Mais vous gardez un œil sur tout?

Évidemment! Je suis une bête de travail, je n’ai pas besoin de beaucoup dormir. Pour te donner une idée, je traite 250 mails par jour et je le fais entre minuit et 4 heures du matin. La journée, à chaque fois que je me déplace, je fais du bureau. Le téléphone en voiture, l’ordinateur dans le TGV. Je suis une machine. J’ai quatre coques chargeuses pour téléphone portable! Je délègue aussi parce que je fatigue mes équipes.

La mer vous a beaucoup donné, aujourd’hui vous voulez lui rendre?

Elle m’a beaucoup donné, mais je l’ai aussi vachement subie! J’ai été un des skippers qui a le plus abandonné à cause des collisions. Ça finit par énerver aussi. Usain Bolt, on lui mettrait un bâton devant les jambes à la finale du 100 m des Jeux olympiques, il dirait: «On refait la course!» Nous, c’est fini, terminé, au revoir. Bon, j’ai donc vu l’augmentation des déchets de très, très près lors de mon tour du monde en cata, où j’étais presque au niveau de l’eau. C’est écœurant. Moi je suis un mec qui est en admiration de la nature tous les jours dès que le soleil se lève…

Entre votre décision de faire quelque chose et la concrétisation, le chemin est long, non?

Oui, mais il faut faire les choses bien.

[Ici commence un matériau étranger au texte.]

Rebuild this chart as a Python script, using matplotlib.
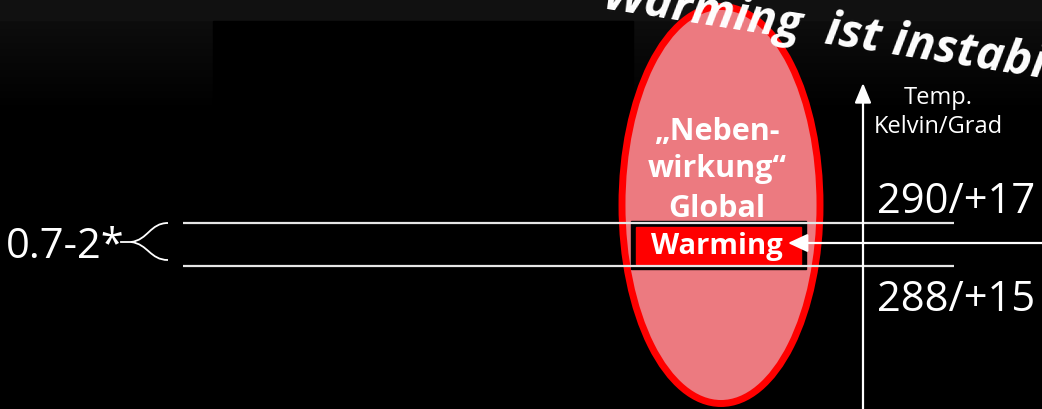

Choqué en mer, j’ai d’abord voulu investiguer sur le terrain avant de me lancer. Quand j’ai vu qu’il n’y avait aucun bateau pour ramasser les déchets, j’ai lancé une préétude de fai­sabilité, puis un crowdfunding et enfin une année et demie d’étude de faisabilité complète. On sait désormais qu’on peut ramasser des déchets avec des tapis roulants, les compacter et faire fonctionner le bateau en énergie propre (Ndlr: par pyrolyse, on peut transformer 50% du plastique collecté en gasoil). Reste à financer la construction du «Manta». Et là, je n’ai même pas commencé à démarcher qui que ce soit que 25% du budget de 30 millions sont venus à nous naturellement. Et ça, c’est la plus belle preuve qu’on croit en nous.